__Direction__:
Leave out the pictures and copy everything else in the entries exactly.

---

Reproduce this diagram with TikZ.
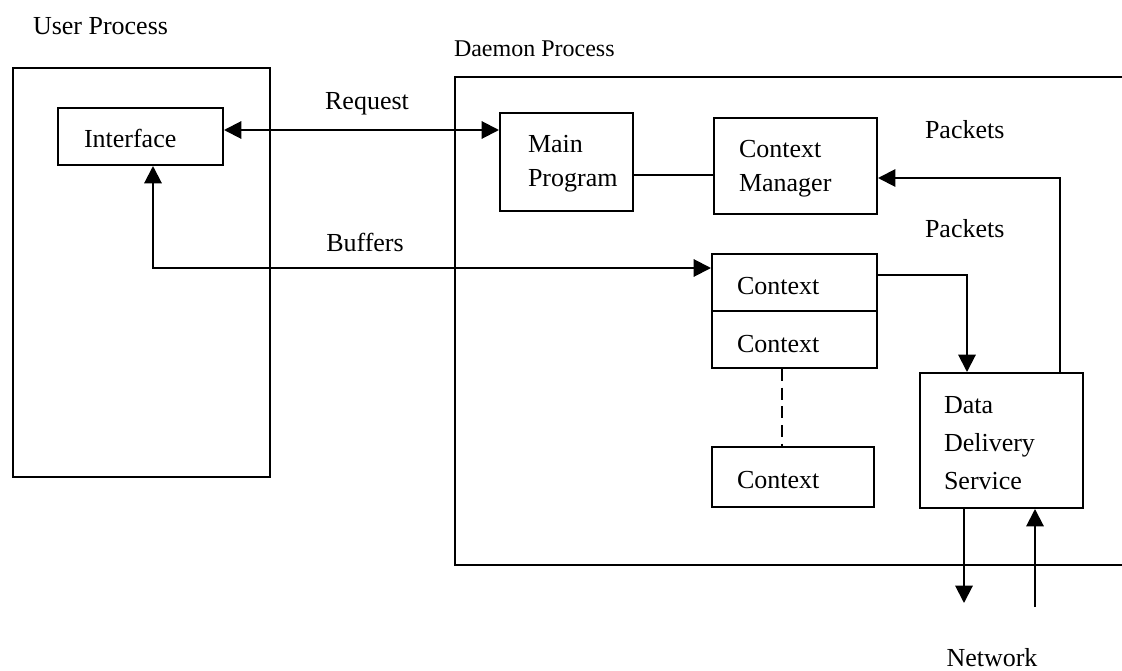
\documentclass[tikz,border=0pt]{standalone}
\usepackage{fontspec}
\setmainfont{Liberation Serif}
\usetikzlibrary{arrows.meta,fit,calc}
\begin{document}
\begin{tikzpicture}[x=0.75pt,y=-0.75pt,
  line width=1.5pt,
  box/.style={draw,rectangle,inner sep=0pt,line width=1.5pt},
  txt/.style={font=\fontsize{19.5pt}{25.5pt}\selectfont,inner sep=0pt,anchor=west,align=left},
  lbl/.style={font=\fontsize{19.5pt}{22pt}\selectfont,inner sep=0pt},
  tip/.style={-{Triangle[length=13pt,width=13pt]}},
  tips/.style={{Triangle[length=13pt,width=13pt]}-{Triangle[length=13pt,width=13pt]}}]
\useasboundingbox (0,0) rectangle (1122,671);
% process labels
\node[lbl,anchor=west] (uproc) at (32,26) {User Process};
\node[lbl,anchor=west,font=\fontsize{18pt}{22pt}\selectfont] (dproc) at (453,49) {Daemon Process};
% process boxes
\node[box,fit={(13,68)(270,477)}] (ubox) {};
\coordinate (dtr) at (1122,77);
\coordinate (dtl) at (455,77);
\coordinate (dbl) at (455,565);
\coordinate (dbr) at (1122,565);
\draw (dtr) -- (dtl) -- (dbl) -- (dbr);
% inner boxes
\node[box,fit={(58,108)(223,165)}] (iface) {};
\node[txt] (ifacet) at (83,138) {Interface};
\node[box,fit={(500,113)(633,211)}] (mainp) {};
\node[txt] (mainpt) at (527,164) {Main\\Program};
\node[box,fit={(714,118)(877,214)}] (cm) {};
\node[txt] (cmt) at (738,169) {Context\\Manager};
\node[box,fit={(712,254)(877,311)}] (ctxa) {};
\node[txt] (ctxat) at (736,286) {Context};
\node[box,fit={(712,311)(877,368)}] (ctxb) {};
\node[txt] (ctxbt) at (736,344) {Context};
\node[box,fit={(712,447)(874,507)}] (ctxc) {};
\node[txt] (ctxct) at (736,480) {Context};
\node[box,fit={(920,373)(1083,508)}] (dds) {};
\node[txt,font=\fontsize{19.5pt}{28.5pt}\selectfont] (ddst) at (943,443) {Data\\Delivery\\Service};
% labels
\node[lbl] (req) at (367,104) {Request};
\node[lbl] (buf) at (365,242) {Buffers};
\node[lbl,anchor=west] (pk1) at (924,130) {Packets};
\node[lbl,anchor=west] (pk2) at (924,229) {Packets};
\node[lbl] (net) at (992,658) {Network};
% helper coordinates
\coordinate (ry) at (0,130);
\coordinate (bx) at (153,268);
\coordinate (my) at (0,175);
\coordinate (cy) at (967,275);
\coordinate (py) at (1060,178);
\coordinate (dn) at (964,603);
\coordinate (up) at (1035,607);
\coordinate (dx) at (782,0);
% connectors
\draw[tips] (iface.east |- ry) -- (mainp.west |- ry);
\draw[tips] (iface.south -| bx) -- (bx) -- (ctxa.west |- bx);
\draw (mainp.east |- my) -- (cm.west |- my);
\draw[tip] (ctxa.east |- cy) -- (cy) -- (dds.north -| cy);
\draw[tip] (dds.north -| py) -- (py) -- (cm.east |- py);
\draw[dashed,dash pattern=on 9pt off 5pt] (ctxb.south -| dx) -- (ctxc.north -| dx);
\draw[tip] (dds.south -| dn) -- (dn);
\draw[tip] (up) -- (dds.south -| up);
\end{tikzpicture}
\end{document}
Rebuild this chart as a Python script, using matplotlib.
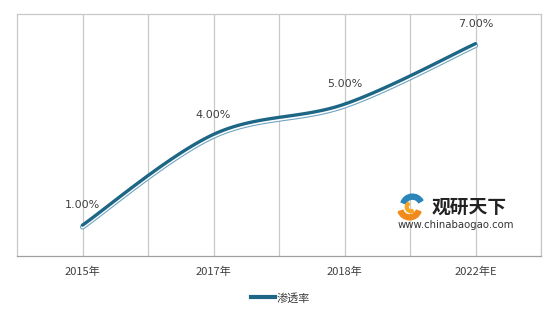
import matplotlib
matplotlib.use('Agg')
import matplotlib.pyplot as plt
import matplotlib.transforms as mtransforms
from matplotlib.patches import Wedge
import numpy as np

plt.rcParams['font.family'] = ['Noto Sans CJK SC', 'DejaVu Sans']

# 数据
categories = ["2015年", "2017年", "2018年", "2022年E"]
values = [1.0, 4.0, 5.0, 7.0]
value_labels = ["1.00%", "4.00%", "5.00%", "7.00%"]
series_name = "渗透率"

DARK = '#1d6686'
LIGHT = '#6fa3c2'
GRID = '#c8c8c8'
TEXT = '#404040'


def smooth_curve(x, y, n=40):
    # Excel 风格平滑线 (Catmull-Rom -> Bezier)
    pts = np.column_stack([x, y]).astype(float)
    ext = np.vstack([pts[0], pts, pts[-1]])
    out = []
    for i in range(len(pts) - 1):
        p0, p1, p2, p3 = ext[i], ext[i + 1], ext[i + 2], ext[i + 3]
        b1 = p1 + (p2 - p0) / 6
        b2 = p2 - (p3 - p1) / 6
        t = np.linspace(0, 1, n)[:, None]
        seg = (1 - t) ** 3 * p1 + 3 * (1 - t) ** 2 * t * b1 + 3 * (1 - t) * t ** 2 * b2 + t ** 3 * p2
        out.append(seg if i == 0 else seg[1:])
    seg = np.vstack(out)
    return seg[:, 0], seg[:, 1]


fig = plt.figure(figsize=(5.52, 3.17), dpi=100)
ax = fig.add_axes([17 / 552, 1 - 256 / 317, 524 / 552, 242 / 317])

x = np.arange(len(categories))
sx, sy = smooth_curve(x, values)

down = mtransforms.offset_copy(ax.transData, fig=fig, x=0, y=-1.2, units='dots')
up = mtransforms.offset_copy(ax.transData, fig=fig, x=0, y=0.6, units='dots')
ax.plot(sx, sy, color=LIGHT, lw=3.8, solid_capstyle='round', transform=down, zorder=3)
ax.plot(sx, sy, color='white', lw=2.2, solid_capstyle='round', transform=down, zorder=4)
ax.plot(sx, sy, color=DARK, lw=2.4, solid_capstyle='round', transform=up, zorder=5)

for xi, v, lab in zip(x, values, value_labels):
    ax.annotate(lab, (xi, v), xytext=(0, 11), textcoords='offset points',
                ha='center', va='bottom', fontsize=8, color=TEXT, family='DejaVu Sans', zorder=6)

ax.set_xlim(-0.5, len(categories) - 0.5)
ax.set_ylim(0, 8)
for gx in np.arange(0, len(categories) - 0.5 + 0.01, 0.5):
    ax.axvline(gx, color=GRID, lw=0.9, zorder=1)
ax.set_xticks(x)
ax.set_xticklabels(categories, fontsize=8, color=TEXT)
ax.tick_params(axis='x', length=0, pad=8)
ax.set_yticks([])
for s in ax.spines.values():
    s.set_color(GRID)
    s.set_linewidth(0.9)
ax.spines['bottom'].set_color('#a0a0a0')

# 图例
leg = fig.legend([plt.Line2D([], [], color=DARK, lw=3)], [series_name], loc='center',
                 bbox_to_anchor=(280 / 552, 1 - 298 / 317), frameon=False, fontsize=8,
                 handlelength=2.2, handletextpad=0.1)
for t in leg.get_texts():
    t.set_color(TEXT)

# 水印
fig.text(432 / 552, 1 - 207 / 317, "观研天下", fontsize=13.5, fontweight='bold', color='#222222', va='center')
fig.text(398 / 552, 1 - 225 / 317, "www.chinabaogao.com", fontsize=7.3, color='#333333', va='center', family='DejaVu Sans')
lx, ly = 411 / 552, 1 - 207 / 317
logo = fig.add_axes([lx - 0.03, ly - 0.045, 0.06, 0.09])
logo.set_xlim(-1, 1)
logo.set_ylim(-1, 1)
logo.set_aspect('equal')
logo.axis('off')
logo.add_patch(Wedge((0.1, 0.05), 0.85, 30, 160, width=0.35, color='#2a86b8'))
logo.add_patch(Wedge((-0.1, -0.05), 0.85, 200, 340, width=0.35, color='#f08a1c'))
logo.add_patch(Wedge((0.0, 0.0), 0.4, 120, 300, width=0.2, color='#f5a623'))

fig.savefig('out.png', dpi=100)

---

__Expected output__:
Reproduce this diagram with TikZ.
\documentclass[tikz,border=0pt]{standalone}
\usepackage{fontspec}
\setmainfont{Liberation Serif}
\usetikzlibrary{arrows.meta,fit,calc}
\begin{document}
\begin{tikzpicture}[x=0.75pt,y=-0.75pt,
  line width=1.5pt,
  box/.style={draw,rectangle,inner sep=0pt,line width=1.5pt},
  txt/.style={font=\fontsize{19.5pt}{25.5pt}\selectfont,inner sep=0pt,anchor=west,align=left},
  lbl/.style={font=\fontsize{19.5pt}{22pt}\selectfont,inner sep=0pt},
  tip/.style={-{Triangle[length=13pt,width=13pt]}},
  tips/.style={{Triangle[length=13pt,width=13pt]}-{Triangle[length=13pt,width=13pt]}}]
\useasboundingbox (0,0) rectangle (1122,671);
% process labels
\node[lbl,anchor=west] (uproc) at (32,26) {User Process};
\node[lbl,anchor=west,font=\fontsize{18pt}{22pt}\selectfont] (dproc) at (453,49) {Daemon Process};
% process boxes
\node[box,fit={(13,68)(270,477)}] (ubox) {};
\coordinate (dtr) at (1122,77);
\coordinate (dtl) at (455,77);
\coordinate (dbl) at (455,565);
\coordinate (dbr) at (1122,565);
\draw (dtr) -- (dtl) -- (dbl) -- (dbr);
% inner boxes
\node[box,fit={(58,108)(223,165)}] (iface) {};
\node[txt] (ifacet) at (83,138) {Interface};
\node[box,fit={(500,113)(633,211)}] (mainp) {};
\node[txt] (mainpt) at (527,164) {Main\\Program};
\node[box,fit={(714,118)(877,214)}] (cm) {};
\node[txt] (cmt) at (738,169) {Context\\Manager};
\node[box,fit={(712,254)(877,311)}] (ctxa) {};
\node[txt] (ctxat) at (736,286) {Context};
\node[box,fit={(712,311)(877,368)}] (ctxb) {};
\node[txt] (ctxbt) at (736,344) {Context};
\node[box,fit={(712,447)(874,507)}] (ctxc) {};
\node[txt] (ctxct) at (736,480) {Context};
\node[box,fit={(920,373)(1083,508)}] (dds) {};
\node[txt,font=\fontsize{19.5pt}{28.5pt}\selectfont] (ddst) at (943,443) {Data\\Delivery\\Service};
% labels
\node[lbl] (req) at (367,104) {Request};
\node[lbl] (buf) at (365,242) {Buffers};
\node[lbl,anchor=west] (pk1) at (924,130) {Packets};
\node[lbl,anchor=west] (pk2) at (924,229) {Packets};
\node[lbl] (net) at (992,658) {Network};
% helper coordinates
\coordinate (ry) at (0,130);
\coordinate (bx) at (153,268);
\coordinate (my) at (0,175);
\coordinate (cy) at (967,275);
\coordinate (py) at (1060,178);
\coordinate (dn) at (964,603);
\coordinate (up) at (1035,607);
\coordinate (dx) at (782,0);
% connectors
\draw[tips] (iface.east |- ry) -- (mainp.west |- ry);
\draw[tips] (iface.south -| bx) -- (bx) -- (ctxa.west |- bx);
\draw (mainp.east |- my) -- (cm.west |- my);
\draw[tip] (ctxa.east |- cy) -- (cy) -- (dds.north -| cy);
\draw[tip] (dds.north -| py) -- (py) -- (cm.east |- py);
\draw[dashed,dash pattern=on 9pt off 5pt] (ctxb.south -| dx) -- (ctxc.north -| dx);
\draw[tip] (dds.south -| dn) -- (dn);
\draw[tip] (up) -- (dds.south -| up);
\end{tikzpicture}
\end{document}
Rebuild this chart as a Python script, using matplotlib.
import matplotlib
matplotlib.use('Agg')
import matplotlib.pyplot as plt
import matplotlib.transforms as mtransforms
from matplotlib.patches import Wedge
import numpy as np

plt.rcParams['font.family'] = ['Noto Sans CJK SC', 'DejaVu Sans']

# 数据
categories = ["2015年", "2017年", "2018年", "2022年E"]
values = [1.0, 4.0, 5.0, 7.0]
value_labels = ["1.00%", "4.00%", "5.00%", "7.00%"]
series_name = "渗透率"

DARK = '#1d6686'
LIGHT = '#6fa3c2'
GRID = '#c8c8c8'
TEXT = '#404040'


def smooth_curve(x, y, n=40):
    # Excel 风格平滑线 (Catmull-Rom -> Bezier)
    pts = np.column_stack([x, y]).astype(float)
    ext = np.vstack([pts[0], pts, pts[-1]])
    out = []
    for i in range(len(pts) - 1):
        p0, p1, p2, p3 = ext[i], ext[i + 1], ext[i + 2], ext[i + 3]
        b1 = p1 + (p2 - p0) / 6
        b2 = p2 - (p3 - p1) / 6
        t = np.linspace(0, 1, n)[:, None]
        seg = (1 - t) ** 3 * p1 + 3 * (1 - t) ** 2 * t * b1 + 3 * (1 - t) * t ** 2 * b2 + t ** 3 * p2
        out.append(seg if i == 0 else seg[1:])
    seg = np.vstack(out)
    return seg[:, 0], seg[:, 1]


fig = plt.figure(figsize=(5.52, 3.17), dpi=100)
ax = fig.add_axes([17 / 552, 1 - 256 / 317, 524 / 552, 242 / 317])

x = np.arange(len(categories))
sx, sy = smooth_curve(x, values)

down = mtransforms.offset_copy(ax.transData, fig=fig, x=0, y=-1.2, units='dots')
up = mtransforms.offset_copy(ax.transData, fig=fig, x=0, y=0.6, units='dots')
ax.plot(sx, sy, color=LIGHT, lw=3.8, solid_capstyle='round', transform=down, zorder=3)
ax.plot(sx, sy, color='white', lw=2.2, solid_capstyle='round', transform=down, zorder=4)
ax.plot(sx, sy, color=DARK, lw=2.4, solid_capstyle='round', transform=up, zorder=5)

for xi, v, lab in zip(x, values, value_labels):
    ax.annotate(lab, (xi, v), xytext=(0, 11), textcoords='offset points',
                ha='center', va='bottom', fontsize=8, color=TEXT, family='DejaVu Sans', zorder=6)

ax.set_xlim(-0.5, len(categories) - 0.5)
ax.set_ylim(0, 8)
for gx in np.arange(0, len(categories) - 0.5 + 0.01, 0.5):
    ax.axvline(gx, color=GRID, lw=0.9, zorder=1)
ax.set_xticks(x)
ax.set_xticklabels(categories, fontsize=8, color=TEXT)
ax.tick_params(axis='x', length=0, pad=8)
ax.set_yticks([])
for s in ax.spines.values():
    s.set_color(GRID)
    s.set_linewidth(0.9)
ax.spines['bottom'].set_color('#a0a0a0')

# 图例
leg = fig.legend([plt.Line2D([], [], color=DARK, lw=3)], [series_name], loc='center',
                 bbox_to_anchor=(280 / 552, 1 - 298 / 317), frameon=False, fontsize=8,
                 handlelength=2.2, handletextpad=0.1)
for t in leg.get_texts():
    t.set_color(TEXT)

# 水印
fig.text(432 / 552, 1 - 207 / 317, "观研天下", fontsize=13.5, fontweight='bold', color='#222222', va='center')
fig.text(398 / 552, 1 - 225 / 317, "www.chinabaogao.com", fontsize=7.3, color='#333333', va='center', family='DejaVu Sans')
lx, ly = 411 / 552, 1 - 207 / 317
logo = fig.add_axes([lx - 0.03, ly - 0.045, 0.06, 0.09])
logo.set_xlim(-1, 1)
logo.set_ylim(-1, 1)
logo.set_aspect('equal')
logo.axis('off')
logo.add_patch(Wedge((0.1, 0.05), 0.85, 30, 160, width=0.35, color='#2a86b8'))
logo.add_patch(Wedge((-0.1, -0.05), 0.85, 200, 340, width=0.35, color='#f08a1c'))
logo.add_patch(Wedge((0.0, 0.0), 0.4, 120, 300, width=0.2, color='#f5a623'))

fig.savefig('out.png', dpi=100)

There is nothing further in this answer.